| Exercise requirements |
Can you transcribe every line exactly and leave the pictures behind?

| Records with drawing code |
══════════════════════════════
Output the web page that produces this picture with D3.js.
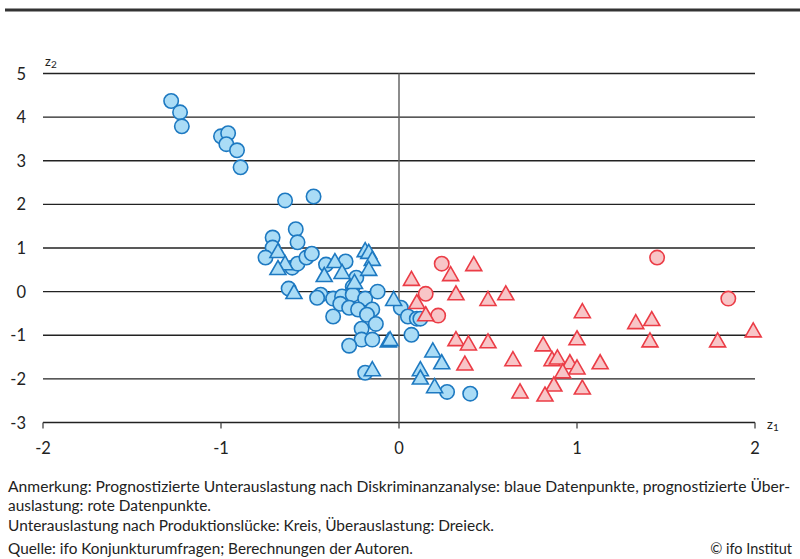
<!DOCTYPE html>
<html>
<head>
<meta charset="utf-8">
<style>
body { margin: 0; background: #fff; }
svg { display: block; }
text { font-family: Lato, "Open Sans", sans-serif; fill: #222; }
</style>
</head>
<body>
<script src="https://cdn.jsdelivr.net/npm/d3@7"></script>
<script>

// z1, z2 pairs
var blueCircles = [
  [-1.28, 4.37], [-1.23, 4.11], [-1.22, 3.79], [-1.00, 3.56], [-0.96, 3.63],
  [-0.97, 3.38], [-0.91, 3.24], [-0.89, 2.85], [-0.64, 2.09], [-0.48, 2.18],
  [-0.58, 1.43], [-0.71, 1.24], [-0.57, 1.13], [-0.71, 1.01], [-0.75, 0.78],
  [-0.60, 0.55], [-0.57, 0.64], [-0.52, 0.78], [-0.49, 0.87], [-0.41, 0.62],
  [-0.30, 0.69], [-0.24, 0.32], [-0.26, 0.11], [-0.62, 0.07], [-0.44, -0.07],
  [-0.46, -0.14], [-0.37, -0.16], [-0.32, -0.11], [-0.26, -0.07], [-0.19, -0.16],
  [-0.12, 0.00], [-0.33, -0.28], [-0.28, -0.37], [-0.23, -0.41], [-0.15, -0.41],
  [-0.18, -0.53], [-0.37, -0.57], [-0.13, -0.74], [-0.21, -0.85], [-0.21, -1.10],
  [-0.15, -1.10], [-0.28, -1.24], [-0.19, -1.86], [0.01, -0.37], [0.05, -0.57],
  [0.10, -0.62], [0.12, -0.62], [0.07, -0.99], [0.27, -2.30], [0.40, -2.34]
];

var blueTriangles = [
  [-0.68, 0.92], [-0.64, 0.64], [-0.68, 0.53], [-0.42, 0.37], [-0.36, 0.69],
  [-0.32, 0.44], [-0.19, 0.94], [-0.17, 0.90], [-0.15, 0.74], [-0.17, 0.51],
  [-0.25, 0.21], [-0.59, -0.02], [-0.03, -0.18], [-0.06, -1.13], [-0.05, -1.10],
  [-0.15, -1.79], [0.19, -1.36], [0.24, -1.63], [0.12, -1.79], [0.12, -1.98],
  [0.20, -2.18]
];

var redCircles = [
  [0.24, 0.64], [0.15, -0.05], [0.22, -0.55], [1.45, 0.78], [1.85, -0.16]
];

var redTriangles = [
  [0.07, 0.28], [0.42, 0.62], [0.29, 0.39], [0.32, -0.05], [0.50, -0.18],
  [0.60, -0.05], [0.10, -0.25], [0.15, -0.53], [0.32, -1.10], [0.39, -1.20],
  [0.50, -1.15], [0.37, -1.66], [0.64, -1.56], [0.81, -1.22], [0.86, -1.56],
  [0.89, -1.52], [0.96, -1.63], [0.92, -1.84], [1.00, -1.75], [0.87, -2.14],
  [0.68, -2.30], [0.82, -2.37], [1.00, -1.08], [1.03, -0.46], [1.33, -0.71],
  [1.42, -0.64], [1.41, -1.13], [1.79, -1.13], [1.99, -0.90], [1.13, -1.63],
  [1.03, -2.21]
];

var xTicks = [-2, -1, 0, 1, 2];
var yTicks = [5, 4, 3, 2, 1, 0, -1, -2, -3];

var notes = [
  "Anmerkung: Prognostizierte Unterauslastung nach  Diskriminanzanalyse: blaue Datenpunkte, prognostizierte Über-",
  "auslastung: rote Datenpunkte.",
  "Unterauslastung nach Produktionslücke: Kreis, Überauslastung: Dreieck.",
  "Quelle: ifo Konjunkturumfragen; Berechnungen der Autoren."
];
var credit = "© ifo Institut";

var width = 800,
    height = 559;

var blue = { fill: "#aadcf6", stroke: "#1d79c1" },
    red = { fill: "#f8c5c7", stroke: "#eb3c46" };

var x = d3.scaleLinear().domain([-2, 2]).range([43, 755]);
var y = d3.scaleLinear().domain([-3, 5]).range([422.5, 73.5]);

var svg = d3.select("body").append("svg")
    .attr("width", width)
    .attr("height", height);

// top rule
svg.append("line")
    .attr("x1", 5).attr("x2", 800)
    .attr("y1", 10).attr("y2", 10)
    .attr("stroke", "#333")
    .attr("stroke-width", 3);

// horizontal grid lines
svg.append("g").selectAll("line")
    .data(yTicks)
  .enter().append("line")
    .attr("x1", x(-2)).attr("x2", x(2))
    .attr("y1", d => y(d)).attr("y2", d => y(d))
    .attr("stroke", "#222")
    .attr("stroke-width", 1.3);

// zero line
svg.append("line")
    .attr("x1", x(0)).attr("x2", x(0))
    .attr("y1", y(5)).attr("y2", y(-3))
    .attr("stroke", "#666")
    .attr("stroke-width", 1.5);

// small ticks below the bottom axis
svg.append("g").selectAll("line")
    .data(xTicks)
  .enter().append("line")
    .attr("x1", d => x(d)).attr("x2", d => x(d))
    .attr("y1", y(-3)).attr("y2", y(-3) + 6)
    .attr("stroke", "#444")
    .attr("stroke-width", 1.3);

// tick labels
svg.append("g").selectAll("text")
    .data(yTicks)
  .enter().append("text")
    .attr("x", 26)
    .attr("y", d => y(d) + 6)
    .attr("text-anchor", "end")
    .style("font-size", "16.5px")
    .text(d => d);

svg.append("g").selectAll("text")
    .data(xTicks)
  .enter().append("text")
    .attr("x", d => x(d))
    .attr("y", 454)
    .attr("text-anchor", "middle")
    .style("font-size", "16.5px")
    .text(d => d);

// axis names
var z2 = svg.append("text").attr("x", 45).attr("y", 66).style("font-size", "13px");
z2.append("tspan").text("z");
z2.append("tspan").attr("dy", 2).style("font-size", "10px").text("2");

var z1 = svg.append("text").attr("x", 767).attr("y", 429).style("font-size", "13px");
z1.append("tspan").text("z");
z1.append("tspan").attr("dy", 2).style("font-size", "10px").text("1");

// marks
function circles(data, c) {
  svg.append("g").selectAll("circle")
      .data(data)
    .enter().append("circle")
      .attr("cx", d => x(d[0]))
      .attr("cy", d => y(d[1]))
      .attr("r", 7.2)
      .attr("fill", c.fill)
      .attr("stroke", c.stroke)
      .attr("stroke-width", 1.6);
}

function triangles(data, c) {
  svg.append("g").selectAll("path")
      .data(data)
    .enter().append("path")
      .attr("d", d => {
        var px = x(d[0]), py = y(d[1]);
        return "M" + px + "," + (py - 8) + "L" + (px + 8) + "," + (py + 6) +
               "L" + (px - 8) + "," + (py + 6) + "Z";
      })
      .attr("fill", c.fill)
      .attr("stroke", c.stroke)
      .attr("stroke-width", 1.6)
      .attr("stroke-linejoin", "miter");
}

circles(blueCircles, blue);
triangles(blueTriangles, blue);
circles(redCircles, red);
triangles(redTriangles, red);

// footer
var noteY = [492, 511, 531, 554],
    noteLen = [782, 203, 486, 405];
svg.append("g").selectAll("text")
    .data(notes)
  .enter().append("text")
    .attr("x", 8)
    .attr("y", (d, i) => noteY[i])
    .attr("textLength", (d, i) => noteLen[i])
    .attr("lengthAdjust", "spacingAndGlyphs")
    .style("font-size", "14.5px")
    .text(d => d);

svg.append("text")
    .attr("x", 792)
    .attr("y", 554)
    .attr("text-anchor", "end")
    .style("font-size", "14.5px")
    .text(credit);

</script>
</body>
</html>
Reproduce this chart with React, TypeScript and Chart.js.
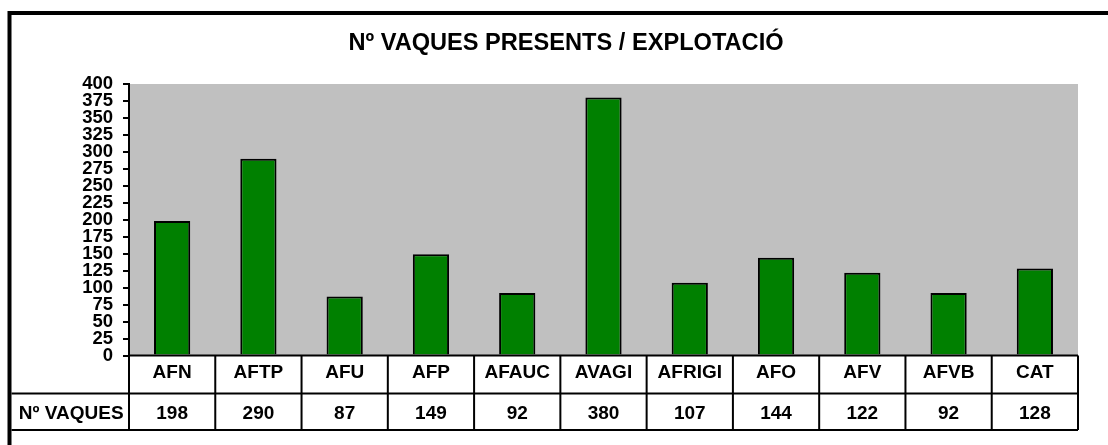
══════════════════════════════
| Completed exercise |
Output the web page that produces this picture with D3.js.
<!DOCTYPE html>
<html>
<head>
<meta charset="utf-8">
<style>
body { margin: 0; background: #fff; }
svg { display: block; }
text { font-family: Lato, "Open Sans", sans-serif; fill: #222; }
</style>
</head>
<body>
<script src="https://cdn.jsdelivr.net/npm/d3@7"></script>
<script>

// z1, z2 pairs
var blueCircles = [
  [-1.28, 4.37], [-1.23, 4.11], [-1.22, 3.79], [-1.00, 3.56], [-0.96, 3.63],
  [-0.97, 3.38], [-0.91, 3.24], [-0.89, 2.85], [-0.64, 2.09], [-0.48, 2.18],
  [-0.58, 1.43], [-0.71, 1.24], [-0.57, 1.13], [-0.71, 1.01], [-0.75, 0.78],
  [-0.60, 0.55], [-0.57, 0.64], [-0.52, 0.78], [-0.49, 0.87], [-0.41, 0.62],
  [-0.30, 0.69], [-0.24, 0.32], [-0.26, 0.11], [-0.62, 0.07], [-0.44, -0.07],
  [-0.46, -0.14], [-0.37, -0.16], [-0.32, -0.11], [-0.26, -0.07], [-0.19, -0.16],
  [-0.12, 0.00], [-0.33, -0.28], [-0.28, -0.37], [-0.23, -0.41], [-0.15, -0.41],
  [-0.18, -0.53], [-0.37, -0.57], [-0.13, -0.74], [-0.21, -0.85], [-0.21, -1.10],
  [-0.15, -1.10], [-0.28, -1.24], [-0.19, -1.86], [0.01, -0.37], [0.05, -0.57],
  [0.10, -0.62], [0.12, -0.62], [0.07, -0.99], [0.27, -2.30], [0.40, -2.34]
];

var blueTriangles = [
  [-0.68, 0.92], [-0.64, 0.64], [-0.68, 0.53], [-0.42, 0.37], [-0.36, 0.69],
  [-0.32, 0.44], [-0.19, 0.94], [-0.17, 0.90], [-0.15, 0.74], [-0.17, 0.51],
  [-0.25, 0.21], [-0.59, -0.02], [-0.03, -0.18], [-0.06, -1.13], [-0.05, -1.10],
  [-0.15, -1.79], [0.19, -1.36], [0.24, -1.63], [0.12, -1.79], [0.12, -1.98],
  [0.20, -2.18]
];

var redCircles = [
  [0.24, 0.64], [0.15, -0.05], [0.22, -0.55], [1.45, 0.78], [1.85, -0.16]
];

var redTriangles = [
  [0.07, 0.28], [0.42, 0.62], [0.29, 0.39], [0.32, -0.05], [0.50, -0.18],
  [0.60, -0.05], [0.10, -0.25], [0.15, -0.53], [0.32, -1.10], [0.39, -1.20],
  [0.50, -1.15], [0.37, -1.66], [0.64, -1.56], [0.81, -1.22], [0.86, -1.56],
  [0.89, -1.52], [0.96, -1.63], [0.92, -1.84], [1.00, -1.75], [0.87, -2.14],
  [0.68, -2.30], [0.82, -2.37], [1.00, -1.08], [1.03, -0.46], [1.33, -0.71],
  [1.42, -0.64], [1.41, -1.13], [1.79, -1.13], [1.99, -0.90], [1.13, -1.63],
  [1.03, -2.21]
];

var xTicks = [-2, -1, 0, 1, 2];
var yTicks = [5, 4, 3, 2, 1, 0, -1, -2, -3];

var notes = [
  "Anmerkung: Prognostizierte Unterauslastung nach  Diskriminanzanalyse: blaue Datenpunkte, prognostizierte Über-",
  "auslastung: rote Datenpunkte.",
  "Unterauslastung nach Produktionslücke: Kreis, Überauslastung: Dreieck.",
  "Quelle: ifo Konjunkturumfragen; Berechnungen der Autoren."
];
var credit = "© ifo Institut";

var width = 800,
    height = 559;

var blue = { fill: "#aadcf6", stroke: "#1d79c1" },
    red = { fill: "#f8c5c7", stroke: "#eb3c46" };

var x = d3.scaleLinear().domain([-2, 2]).range([43, 755]);
var y = d3.scaleLinear().domain([-3, 5]).range([422.5, 73.5]);

var svg = d3.select("body").append("svg")
    .attr("width", width)
    .attr("height", height);

// top rule
svg.append("line")
    .attr("x1", 5).attr("x2", 800)
    .attr("y1", 10).attr("y2", 10)
    .attr("stroke", "#333")
    .attr("stroke-width", 3);

// horizontal grid lines
svg.append("g").selectAll("line")
    .data(yTicks)
  .enter().append("line")
    .attr("x1", x(-2)).attr("x2", x(2))
    .attr("y1", d => y(d)).attr("y2", d => y(d))
    .attr("stroke", "#222")
    .attr("stroke-width", 1.3);

// zero line
svg.append("line")
    .attr("x1", x(0)).attr("x2", x(0))
    .attr("y1", y(5)).attr("y2", y(-3))
    .attr("stroke", "#666")
    .attr("stroke-width", 1.5);

// small ticks below the bottom axis
svg.append("g").selectAll("line")
    .data(xTicks)
  .enter().append("line")
    .attr("x1", d => x(d)).attr("x2", d => x(d))
    .attr("y1", y(-3)).attr("y2", y(-3) + 6)
    .attr("stroke", "#444")
    .attr("stroke-width", 1.3);

// tick labels
svg.append("g").selectAll("text")
    .data(yTicks)
  .enter().append("text")
    .attr("x", 26)
    .attr("y", d => y(d) + 6)
    .attr("text-anchor", "end")
    .style("font-size", "16.5px")
    .text(d => d);

svg.append("g").selectAll("text")
    .data(xTicks)
  .enter().append("text")
    .attr("x", d => x(d))
    .attr("y", 454)
    .attr("text-anchor", "middle")
    .style("font-size", "16.5px")
    .text(d => d);

// axis names
var z2 = svg.append("text").attr("x", 45).attr("y", 66).style("font-size", "13px");
z2.append("tspan").text("z");
z2.append("tspan").attr("dy", 2).style("font-size", "10px").text("2");

var z1 = svg.append("text").attr("x", 767).attr("y", 429).style("font-size", "13px");
z1.append("tspan").text("z");
z1.append("tspan").attr("dy", 2).style("font-size", "10px").text("1");

// marks
function circles(data, c) {
  svg.append("g").selectAll("circle")
      .data(data)
    .enter().append("circle")
      .attr("cx", d => x(d[0]))
      .attr("cy", d => y(d[1]))
      .attr("r", 7.2)
      .attr("fill", c.fill)
      .attr("stroke", c.stroke)
      .attr("stroke-width", 1.6);
}

function triangles(data, c) {
  svg.append("g").selectAll("path")
      .data(data)
    .enter().append("path")
      .attr("d", d => {
        var px = x(d[0]), py = y(d[1]);
        return "M" + px + "," + (py - 8) + "L" + (px + 8) + "," + (py + 6) +
               "L" + (px - 8) + "," + (py + 6) + "Z";
      })
      .attr("fill", c.fill)
      .attr("stroke", c.stroke)
      .attr("stroke-width", 1.6)
      .attr("stroke-linejoin", "miter");
}

circles(blueCircles, blue);
triangles(blueTriangles, blue);
circles(redCircles, red);
triangles(redTriangles, red);

// footer
var noteY = [492, 511, 531, 554],
    noteLen = [782, 203, 486, 405];
svg.append("g").selectAll("text")
    .data(notes)
  .enter().append("text")
    .attr("x", 8)
    .attr("y", (d, i) => noteY[i])
    .attr("textLength", (d, i) => noteLen[i])
    .attr("lengthAdjust", "spacingAndGlyphs")
    .style("font-size", "14.5px")
    .text(d => d);

svg.append("text")
    .attr("x", 792)
    .attr("y", 554)
    .attr("text-anchor", "end")
    .style("font-size", "14.5px")
    .text(credit);

</script>
</body>
</html>
Reproduce this chart with React, TypeScript and Chart.js.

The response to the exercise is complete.